Twin fin riders of the Big Island, surfboards by Troy Peters.
Mark Evans Hawaii style
Sunday, February 7, 2010
The "Fish Tank" it ain't for the weak kneed modern longboarder
The Fish Tank started out with an intentionally wide swallowtail, approximately 16" plus to increase the boards ability to catch waves. It was built originally as an old style single fin, but after getting smashed on the lava shoreline (lent to a novice) it was modified into an extreme twin fin. Since all my shortboarding was strictly on twins it was the next logical step.

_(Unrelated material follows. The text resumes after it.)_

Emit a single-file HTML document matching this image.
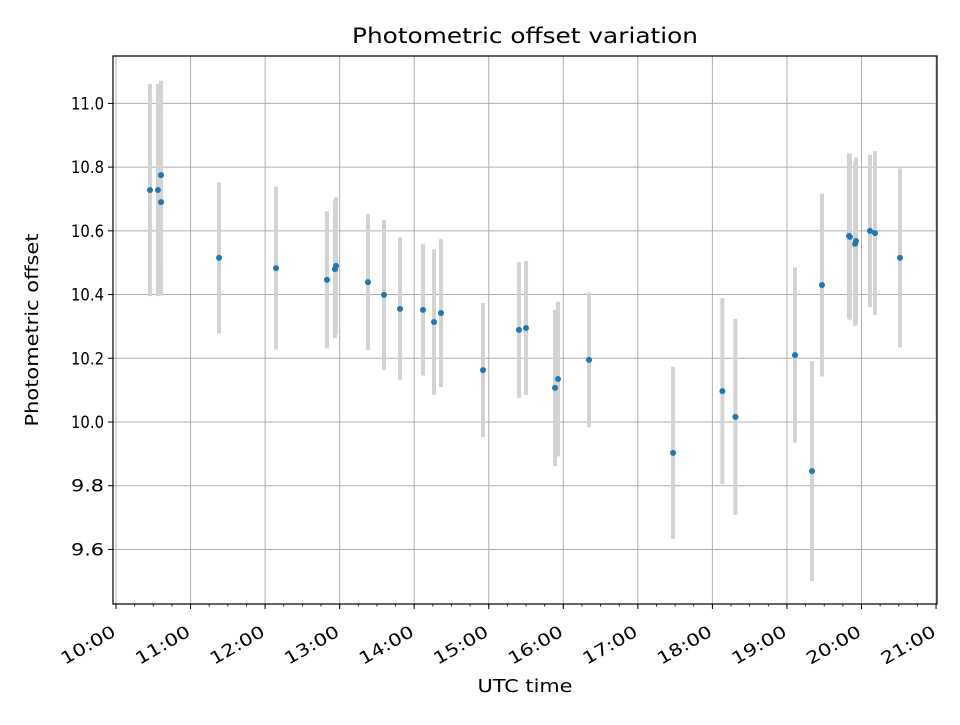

Instead of making fins from scratch I began to search around the Gary Young bamboo shop (where I was working at the time) for a suitable fin like item. Sure enough in a pile of reject bamboo canoe paddles I could visualize an over sized Bonzer side fin shape by cutting the paddle blade in half. The fin base ended up being nearly 16" at the base with a height of 4" set way back to create a venturi water flow dynamic. To my history of riding heavy old style longboards, I was amazed at the dramatic increase not only in the boards ability to catch waves other longboarders couldn't even touch, but also the overall top end speed increase, making single fins seem ridiculously slow. You don't go fast by accident and it is an economy of movement together with perfect trim lines that show your ability to predict the future flow of the wave you are riding.